Historic figures from Hurricane Melissa: "We broke the world record for wind speed"

Hurricane Melissa , downgraded to a Category 3 storm, made landfall on the island of Cuba on Wednesday, displacing hundreds of thousands of residents, after leaving half a million people without power in Jamaica, a "disaster area." The storm is fluctuating between Category 3 and 5, the highest category on the Saffir-Simpson scale, with winds still exceeding 200 kilometers per hour on Wednesday, according to the US National Hurricane Center (NHC).
"For Jamaica, we reached 405 km/h at 216 meters. This is the wind speed measured by a probe dropped from a hurricane hunter plane. It's a world record: we broke this record with Hurricane Melissa," says Gaël Musquet, meteorologist and specialist in natural disasters, on RMC .
From a storm to a hurricane in no time, "we're unfortunately going to have to get used to it," warns Gaël Musquet.

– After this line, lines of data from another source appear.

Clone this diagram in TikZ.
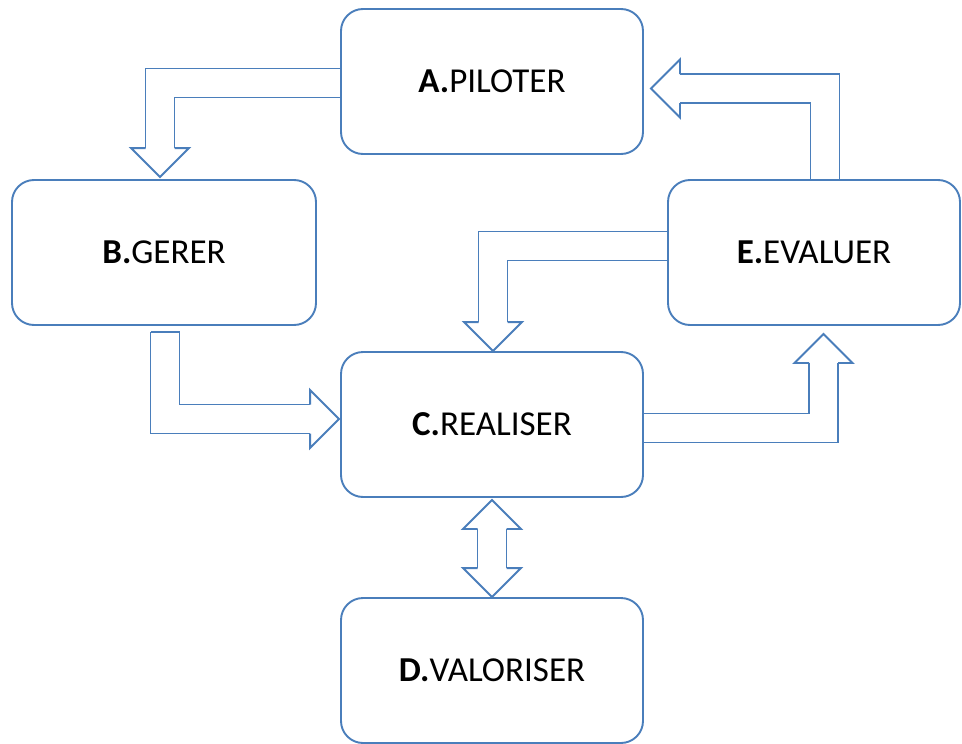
\documentclass[tikz,border=0pt]{standalone}
\usepackage{fontspec}
\setmainfont{Carlito}
\usetikzlibrary{positioning,calc,backgrounds}
\definecolor{boxblue}{HTML}{4A7EBB}
\tikzset{
    stage/.style = {draw=boxblue, fill=white, rectangle,
        rounded corners=22pt, line width=1.9pt,
        minimum width=302pt, minimum height=145pt,
        font=\fontsize{35}{40}\selectfont},
    shaft/.style = {draw=boxblue, line width=1.9pt, double=white,
        double distance=27.1pt, line join=miter, line cap=butt},
    head/.style = {draw=boxblue, fill=white, line width=1.9pt, line join=miter}
}
% hollow arrow head: tip, rotation (0 = pointing down)
\newcommand\blockhead[2]{\draw[head, shift={(#1)}, rotate=#2]
    (-14.5,-29) -- (-29,-29) -- (0,0) -- (29,-29) -- (14.5,-29);}

\begin{document}
\begin{tikzpicture}[x=1pt, y=-1pt]
    \useasboundingbox (0,0) rectangle (962,744);
    \node[stage] (A) at (492,81.5) {\textbf{A.}PILOTER};
    \node[stage, minimum width=304pt] (B) at (164,252.5) {\textbf{B.}GERER};
    \node[stage] (C) at (492,424.5) {\textbf{C.}REALISER};
    \node[stage] (D) at (492,670.5) {\textbf{D.}VALORISER};
    \node[stage, minimum width=292pt] (E) at (814,252.5) {\textbf{E.}EVALUER};
    % arrow tips
    \coordinate (tAB) at ($(B.north)+(-4,-2)$);
    \coordinate (tBC) at ($(C.west)+(-1,-5.5)$);
    \coordinate (tEC) at ($(C.north)+(1,0)$);
    \coordinate (tCE) at ($(E.south)+(9.5,8)$);
    \coordinate (tEA) at ($(A.east)+(7,7)$);
    \coordinate (tCD) at ($(C.south)+(0,2)$);
    \coordinate (tDC) at (D.north);
    \begin{scope}[on background layer]
        \draw[shaft] ($(A.west)+(0,1.5)$) -| ($(tAB)+(0,-29)$);
        \blockhead{tAB}{0}
        \draw[shaft] ($(B.south)+(1,6)$) |- ($(tBC)+(-29,0)$);
        \draw[draw=boxblue, line width=1.9pt] ($(B.south)+(-13.5,6)$) -- ++(29,0);
        \blockhead{tBC}{90}
        \draw[shaft] ($(E.west)+(0,-6.5)$) -| ($(tEC)+(0,-29)$);
        \blockhead{tEC}{0}
        \draw[shaft] ($(C.east)+(0,3.5)$) -| ($(tCE)+(0,29)$);
        \blockhead{tCE}{180}
        \draw[shaft] ($(E.north)+(11,0)$) |- ($(tEA)+(29,0)$);
        \blockhead{tEA}{-90}
        \draw[shaft] ($(tCD)+(0,29)$) -- ($(tDC)+(0,-29)$);
        \blockhead{tCD}{180}
        \blockhead{tDC}{0}
    \end{scope}
\end{tikzpicture}
\end{document}
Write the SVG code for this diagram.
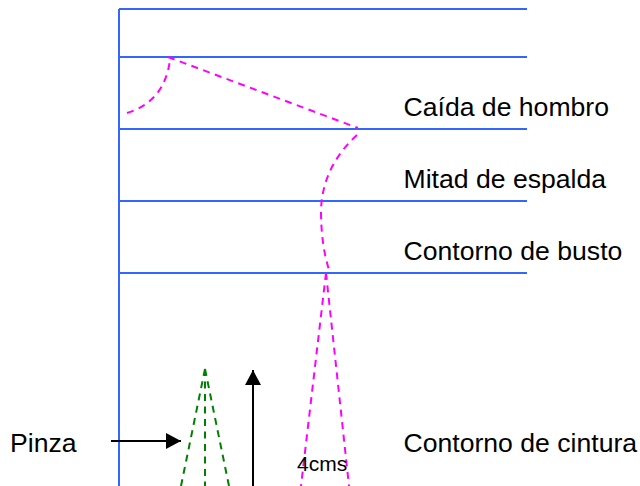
<svg xmlns="http://www.w3.org/2000/svg" width="640" height="486" viewBox="0 0 640 486">
<style>
.b{stroke:#3366ff;stroke-width:2;fill:none}
.m{stroke:#ff00ff;stroke-width:2;fill:none;stroke-dasharray:7 5.5}
.g{stroke:#008000;stroke-width:2;fill:none;stroke-dasharray:7 5.5}
.k{stroke:#000;stroke-width:2;fill:none}
text{font-family:"Liberation Sans",Arial,sans-serif;fill:#000}
.l{font-size:26.6px}
</style>
<defs><marker id="a" markerUnits="userSpaceOnUse" markerWidth="16" markerHeight="16" refX="15" refY="8" orient="auto"><path d="M0 0L15 8L0 16Z" fill="#000"/></marker></defs>
<rect width="640" height="486" fill="#fff"/>
<g id="grid">
<path class="b" d="M119 9V486"/>
<path class="b" d="M119 9H527M119 57H527M119 129H527M119 201H527M119 273H527"/>
</g>
<g id="connectors">
<path class="m" d="M127 113C150 106 166 90 170 60"/>
<path class="m" d="M168 57L358 128"/>
<path class="m" d="M357 135C335 155 322 180 321 210C321 235 324 255 330 273"/>
<path class="m" d="M326 273L301 486"/>
<path class="m" d="M326 273L349 486"/>
<path class="g" d="M205 369L181 486"/>
<path class="g" d="M205 369V486"/>
<path class="g" d="M205 369L229 486"/>
<path class="k" d="M111 441H181" marker-end="url(#a)"/>
<path class="k" d="M253 486V370" marker-end="url(#a)"/>
</g>
<g id="labels">
<text class="l" x="403.5" y="116">Caída de hombro</text>
<text class="l" x="403.5" y="188">Mitad de espalda</text>
<text class="l" x="403.5" y="260">Contorno de busto</text>
<text class="l" x="403.5" y="452">Contorno de cintura</text>
<text class="l" x="10" y="452">Pinza</text>
<text x="297" y="471" font-size="21">4cms</text>
</g>
</svg>
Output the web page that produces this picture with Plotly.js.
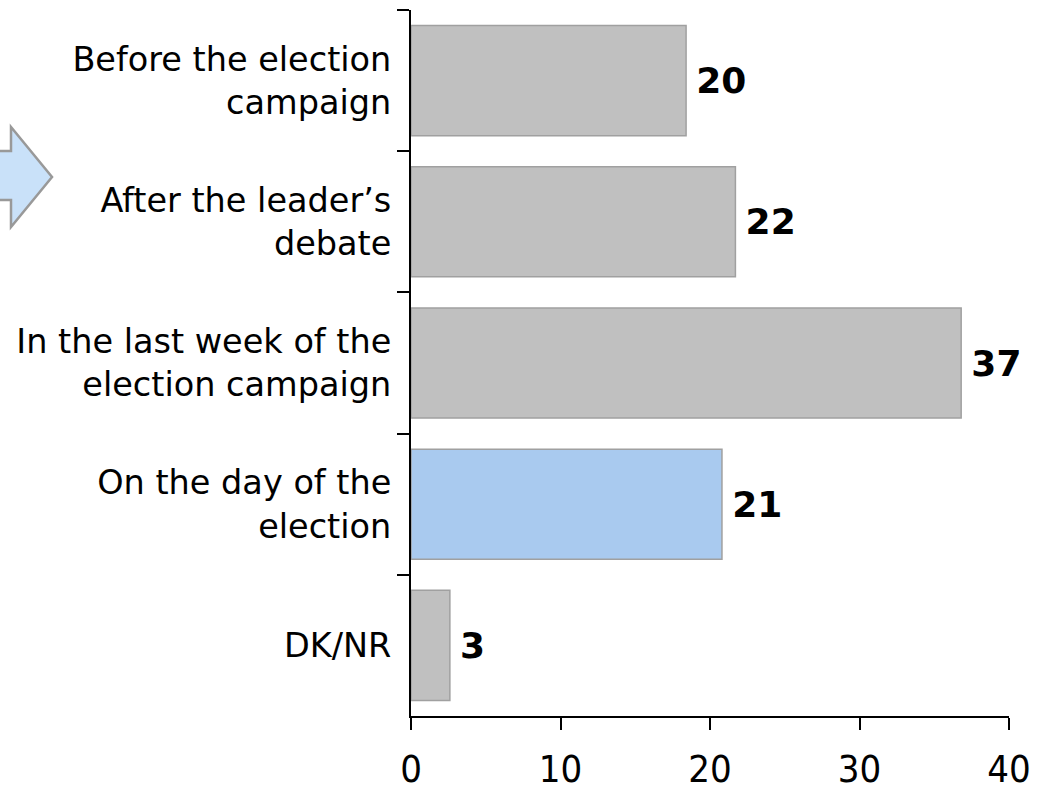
<!DOCTYPE html>
<html>
<head>
<meta charset="utf-8">
<script src="https://cdn.plot.ly/plotly-3.0.1.min.js"></script>
<style>html,body{margin:0;padding:0;background:#fff;}#chart{width:1044px;height:790px;}</style>
</head>
<body>
<div id="chart"></div>
<script>
var categories = [
  "Before the election<br>campaign",
  "After the leader\u2019s<br>debate",
  "In the last week of the<br>election campaign",
  "On the day of the<br>election",
  "DK/NR"
];
var barValues = [18.4, 21.7, 36.8, 20.8, 2.6];
var valueLabels = ["20", "22", "37", "21", "3"];
var barColors = ["#c0c0c0", "#c0c0c0", "#c0c0c0", "#a9caef", "#c0c0c0"];
var xTickValues = [0, 10, 20, 30, 40];

var trace = {
  type: "bar",
  orientation: "h",
  y: categories,
  x: barValues,
  text: valueLabels.map(function (t) { return "\u2009" + t; }),
  textposition: "outside",
  cliponaxis: false,
  textfont: {family: "DejaVu Sans", size: 36, color: "#000", weight: "bold"},
  marker: {color: barColors, line: {color: "#a0a0a0", width: 1.5}},
  hoverinfo: "skip"
};

var layout = {
  width: 1044,
  height: 790,
  margin: {l: 411, r: 35, t: 10, b: 74},
  paper_bgcolor: "#fff",
  plot_bgcolor: "#fff",
  showlegend: false,
  bargap: 0.22,
  xaxis: {
    range: [0, 40],
    tickvals: xTickValues,
    ticktext: xTickValues.map(String),
    showgrid: false,
    zeroline: false,
    showline: true,
    linecolor: "#000",
    linewidth: 2,
    ticks: "outside",
    ticklen: 12,
    tickwidth: 2,
    tickcolor: "#000",
    ticklabelstandoff: 6,
    tickfont: {family: "DejaVu Sans Condensed, Liberation Sans", size: 38, color: "#000"},
    fixedrange: true
  },
  yaxis: {
    type: "category",
    autorange: "reversed",
    showgrid: false,
    zeroline: false,
    showline: true,
    linecolor: "#000",
    linewidth: 2,
    ticks: "outside",
    tickson: "boundaries",
    ticklen: 12,
    tickwidth: 2,
    tickcolor: "#000",
    ticklabelstandoff: 11,
    tickfont: {family: "DejaVu Sans", size: 33.5, color: "#000"},
    fixedrange: true
  },
  shapes: [
    {
      type: "path",
      xref: "paper",
      yref: "paper",
      path: "M -0.6957,0.8003 L -0.6689,0.8003 L -0.6689,0.8343 L -0.6003,0.7635 L -0.6689,0.6926 L -0.6689,0.7309 L -0.6957,0.7309 Z",
      fillcolor: "#c9e1f9",
      line: {color: "#999999", width: 2.5}
    }
  ]
};

Plotly.newPlot("chart", [trace], layout, {displayModeBar: false, staticPlot: true});
</script>
</body>
</html>
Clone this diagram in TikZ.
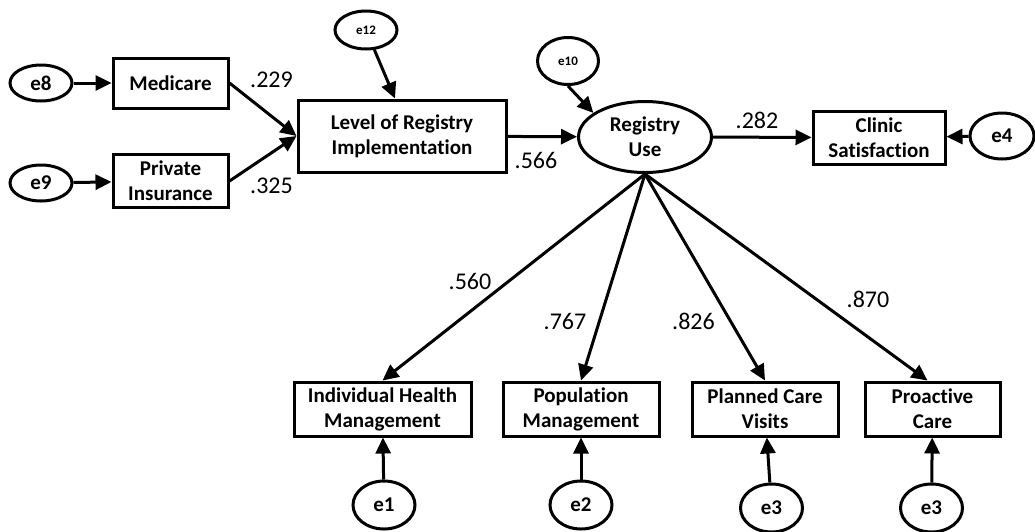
\documentclass[tikz,border=0pt]{standalone}
\usepackage{fontspec}
\setmainfont{Carlito}[Ligatures=NoCommon]
\usetikzlibrary{positioning,shapes.geometric,arrows.meta}

\begin{document}
\begin{tikzpicture}[x=1pt,y=-1pt,line width=3pt,
  >={Triangle[length=16pt,width=15pt]},
  every edge/.style={draw,->},
  box/.style={draw,rectangle,align=center,inner sep=0pt,font=\fontsize{21}{25}\selectfont\bfseries},
  err/.style={draw,ellipse,align=center,inner sep=0pt,minimum width=62pt,minimum height=48pt,font=\fontsize{21}{25}\selectfont\bfseries},
  coef/.style={anchor=base,inner sep=0pt,font=\fontsize{24}{28}\selectfont}]
\useasboundingbox (0,0) rectangle (1035,531);

\node[err,minimum height=36pt] (e8) at (41,83) {e8};
\node[err,minimum height=36pt] (e9) at (41,183) {e9};
\node[box,minimum width=115pt,minimum height=50pt] (med) at (170.5,83) {Medicare};
\node[box,minimum width=115pt,minimum height=53pt] (pri) at (170.5,181) {Private\\Insurance};
\node[box,minimum width=208pt,minimum height=72pt] (lri) at (402,136) {Level of Registry\\Implementation};
\node[err,minimum height=38pt,font=\fontsize{13}{15}\selectfont\bfseries] (e12) at (366,30) {e12};
\node[err,minimum width=61pt,minimum height=47pt,font=\fontsize{13}{15}\selectfont\bfseries] (e10) at (568,61) {e10};
\node[err,minimum width=133pt,minimum height=71pt] (ru) at (645,137) {Registry\\Use};
\node[box,minimum width=132pt,minimum height=53pt] (cli) at (879,137.5) {Clinic\\Satisfaction};
\node[err,minimum width=64pt,minimum height=46pt] (e4) at (1002,136) {e4};

\node[box,minimum width=177pt,minimum height=54pt] (ihm) at (382.5,409) {Individual Health\\Management};
\node[box,minimum width=156pt,minimum height=54pt] (pm) at (581,409) {Population\\Management};
\node[box,minimum width=146pt,minimum height=54pt] (pcv) at (765,409) {Planned Care\\Visits};
\node[box,minimum width=135pt,minimum height=54pt] (pc) at (932.5,409) {Proactive\\Care};
\node[err] (e1) at (384,505) {e1};
\node[err] (e2) at (581,505) {e2};
\node[err] (e3a) at (771.5,508) {e3};
\node[err] (e3b) at (931.5,508) {e3};

\node[coef] (c229) at (271.5,87) {.229};
\node[coef] (c325) at (271.5,193) {.325};
\node[coef] (c566) at (536,168) {.566};
\node[coef] (c282) at (757,128) {.282};
\node[coef] (c560) at (470,289) {.560};
\node[coef] (c767) at (565,329) {.767};
\node[coef] (c826) at (693.5,329) {.826};
\node[coef] (c870) at (868,307) {.870};

\draw (e8) edge (med);
\draw (e9) edge (pri);
\draw (med.east) edge (lri.west);
\draw (pri.east) edge (lri.west);
\draw (e12) edge ([xshift=-7pt]lri.north);
\draw (lri) edge (ru);
\draw (e10.south) edge (ru.155);
\draw (ru) edge (cli);
\draw (e4) edge (cli);
\draw (ru.south) edge (ihm.north);
\draw (ru.south) edge (pm.north);
\draw (ru.south) edge (pcv.north);
\draw (ru.south) edge ([xshift=-5pt]pc.north);
\draw (e1) edge (ihm);
\draw (e2) edge (pm);
\draw (e3a) edge (pcv);
\draw (e3b) edge (pc);
\end{tikzpicture}
\end{document}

You have to go back to Typhoon Mawar (2023) to find a storm of such intensity in terms of wind speed (298 km/h) and pressure (892 millibars). This hurricane is also the most powerful ever to hit Jamaica since meteorological records began.
When it struck Jamaica on Tuesday, Melissa tied the 1935 record for the most intense hurricane at landfall, according to an AFP analysis of meteorological data from the US National Oceanic and Atmospheric Administration (NOAA). That record had been held for 90 years by Hurricane Labor Day, which devastated the Florida Keys in 1935 with winds also approaching 300 km/h and an atmospheric pressure of 892 millibars.
From a tropical storm with winds gusting just over 110 kilometers per hour, Melissa was classified as a Category 4 hurricane within 24 hours, with winds of 225 km/h. It then strengthened further to Category 5, the highest level on the Saffir-Simpson scale. These very rapid changes, "these are things we will unfortunately have to get used to," warns Gaël Musquet. Climate change is certainly a contributing factor.
"Taken as a whole, this could very well be a marker of climate change," Kerry Emanuel, a meteorologist and climatologist at MIT, told AFP. "This atmospheric warming tends to reduce intensity, and the warming of sea surface temperature tends to increase intensity," David Gilford, a scientist at the non-profit organization Climate Central, explained to the same source. Generally, "sea surface temperature is the dominant factor" in determining storm strength.
"A hurricane is a natural phenomenon that helps cool the ocean. All the energy, all the heat pumped by the hurricane into the water, which is over 30 degrees Celsius, causes the ocean temperature to drop by 3, 4, sometimes 5 degrees once it has passed. We can lose 5 degrees. It's good for ecosystems to have these natural phenomena that cool the ocean," explains Gaël Musquet. "Unfortunately, humans have built along the path of hurricanes, which kill, injure, and destroy," he continues.
Melissa passed over waters 1.4°C warmer due to climate change, according to an initial analysis by Climate Central – temperatures made at least 500 times more likely by human-caused warming.